Why we reorganized as a Public Benefit Corporation
Mission Driven
We believe that companies can be both profitable and purposeful. This belief is at the core of Sustainment’s decision to incorporate as a Public Benefit Corporation, which serves the purpose of cementing our mission to help American manufacturers into our corporate governance structure. We view manufacturing as a central part of the American identity, and we are convinced that enabling domestic supply chains benefits our country.
As summarized by the Harvard Law School Forum on Corporate Governance, “a ‘public benefit corporation’ is a for-profit corporation that is intended to produce a public benefit and to operate in a responsible and sustainable manner.” Importantly, it provides a legal framework that requires the board to balance financial interests and the non-financial interests that support our stakeholders.
Sustainment’s benefit statement, which is part of our corporate governance, reads as follows:
“The specific public benefit purpose of the corporation is to create a domestic manufacturing community with a positive effect on, primarily, small-medium manufacturers and the employees, communities, government, and industry organizations that support or rely on them.”

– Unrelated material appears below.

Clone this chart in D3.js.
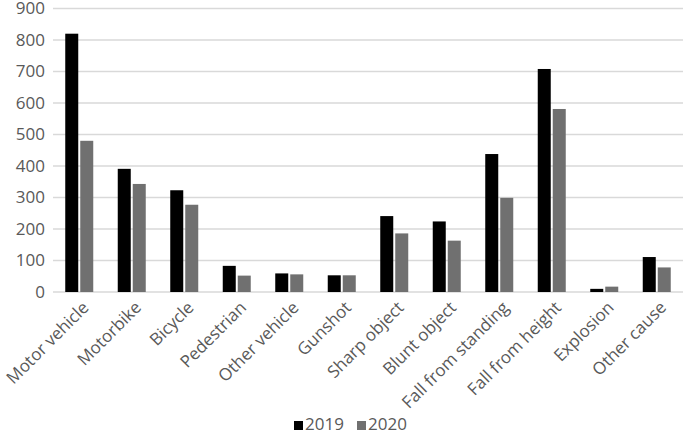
<!DOCTYPE html>
<html>
<head>
<meta charset="utf-8">
<script src="https://cdn.jsdelivr.net/npm/d3@7/dist/d3.min.js"></script>
<style>
  html, body { margin: 0; padding: 0; background: #fff; }
  svg { display: block; }
  text { font-family: "Open Sans", sans-serif; fill: #595959; }
</style>
</head>
<body>
<svg id="chart" width="685" height="433"></svg>
<script>
const categories = ["Motor vehicle", "Motorbike", "Bicycle", "Pedestrian", "Other vehicle", "Gunshot", "Sharp object", "Blunt object", "Fall from standing", "Fall from height", "Explosion", "Other cause"];
const series2019 = [820, 391, 323, 83, 59, 53, 241, 224, 438, 708, 10, 111];
const series2020 = [480, 343, 277, 52, 56, 53, 186, 163, 299, 581, 17, 78];
const yTicks = [0, 100, 200, 300, 400, 500, 600, 700, 800, 900];
const seriesNames = ["2019", "2020"];
const seriesColors = ["#000000", "#707070"];

const svg = d3.select("#chart");
const plot = { left: 53, right: 683, top: 8.5, bottom: 292 };

const x = d3.scaleBand().domain(categories).range([plot.left, plot.right]).padding(0);
const y = d3.scaleLinear().domain([0, 900]).range([plot.bottom, plot.top]);

// gridlines
svg.append("g").selectAll("line").data(yTicks).join("line")
  .attr("x1", plot.left).attr("x2", plot.right)
  .attr("y1", d => y(d)).attr("y2", d => y(d))
  .attr("stroke", "#d9d9d9").attr("stroke-width", 1.5);

// y axis labels
const yAxis = d3.axisLeft(y).tickValues(yTicks).tickSize(0).tickPadding(8);
const gy = svg.append("g").attr("transform", `translate(${plot.left},0)`).call(yAxis);
gy.select(".domain").remove();
gy.selectAll("text").style("font-size", "17px").attr("fill", "#595959").style("font-family", "'Open Sans', sans-serif");

// bars
const data = [series2019, series2020];
const bw = 13, gap = 2;
data.forEach((vals, si) => {
  svg.append("g").selectAll("rect").data(vals).join("rect")
    .attr("x", (d, i) => x(categories[i]) + x.bandwidth() / 2 + (si === 0 ? -(bw + gap / 2) : gap / 2))
    .attr("width", bw)
    .attr("y", d => y(d))
    .attr("height", d => y(0) - y(d))
    .attr("fill", seriesColors[si]);
});

// x axis labels
const xAxis = d3.axisBottom(x).tickSize(0).tickPadding(0);
const gx = svg.append("g").attr("transform", `translate(0,${plot.bottom})`).call(xAxis);
gx.select(".domain").remove();
gx.selectAll("text")
  .style("font-size", "17px").attr("fill", "#595959").style("font-family", "'Open Sans', sans-serif")
  .attr("text-anchor", "end")
  .attr("dy", "0.8em")
  .attr("transform", "translate(1,7) rotate(-45)");

// legend
const legend = svg.append("g");
const legX = [294, 357];
seriesNames.forEach((n, i) => {
  legend.append("rect").attr("x", legX[i]).attr("y", 421).attr("width", 9).attr("height", 9).attr("fill", seriesColors[i]);
  legend.append("text").attr("x", legX[i] + 11).attr("y", 430).style("font-size", "17px").text(n);
});
</script>
</body>
</html>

To summarize, we exist to help the small and medium-sized manufacturers (SMMs) that form the backbone of the US manufacturing economy. By helping SMMs, we enable job growth and economic development at the community level, while concurrently helping larger companies’ onshore manufacturing and supporting national security objectives related to strengthening the defense industrial base.
Industry Landscape
The US manufacturing industry has evolved in such a fashion that most of the business models for companies that support and enable manufacturers are optimized for large original equipment manufacturers (OEMs) and other constituents, often at the expense of American SMM suppliers. Among these models are database companies that charge SMMs to be listed and/or prioritized in search rankings, RFP aggregation services that charge SMMs for access to RFP feeds, offshoring services that pit US manufacturers against lower-cost international competitors, and next-generation factories that seek to build new manufacturing capacity that removes the need for existing SMM suppliers.
My point is not to disparage those businesses, as there are solid companies in this industry whom we respect very much. Rather, I seek to acknowledge the reality that most of industry has made the business decision to optimize for larger organizations. While we understand this decision, we built Sustainment to be different and uniquely supportive of our SMM customers.
At the same time, we understand that there are economic incentives that have driven our colleagues to optimize for larger market participants. For this reason, we wanted to formalize our commitment to SMMs in our corporate governance by becoming a PBC to ensure that we always remain committed to our mission of helping American SMMs thrive.
Our Partners
As a result of this decision and our SMM-focused business model, we are fortunate to be surrounded by an ecosystem of like-minded partners who are also working to support American manufacturers. These partners include local industry groups like the Austin Regional Manufacturers Association, community groups like the Corpus Christi Regional Economic Development Corporation, state organizations like the Texas Manufacturing Assistance Center (TMAC), research organizations like Ohio State University, and national groups like the National Institute for Metalworking Skills.
These partners represent a microcosm of what is happening at the national level. There are manufacturing support organizations like these throughout the country that are aligned towards the mission of economic development and growing US manufacturing. As 98.9% of American manufacturers employ less than 500 employees, growing the US manufacturing industrial base means growing and enabling American SMMs.
Our Commitment
In alignment with our purpose as a Public Benefit Corporation, we have made several key business commitments:
- Free Access: We provide access to our platform free of charge to small and medium-sized American manufacturing suppliers. Our company goal is to help and enable these businesses, not profit from them.
- Full Transparency: We commit to transparency between procurement teams and manufacturers, as we believe that the manufacturers themselves are the best representatives of their capabilities.
- Secure Industry: We invest in technology and cybersecurity certifications such as SOC 2 to ensure communications and file sharing on our platform meet modern cybersecurity and compliance requirements to help mature the industry.
- Real Stories: We help tell the real stories, successes, and challenges of our SMM community members through our CompanyWeek platform, a premier online community for American manufactures.
All these areas of commitment are predicated on the core value that US manufacturers are the backbone of our identity as a nation. These companies just need to be discovered to show what they can do. As my cofounder Michael Morford elegantly summarized,
“We built this business to help people. As veterans who grew up in small towns, we have a great respect for men and women who build. Our goal is to create tools and opportunities for American manufacturers.”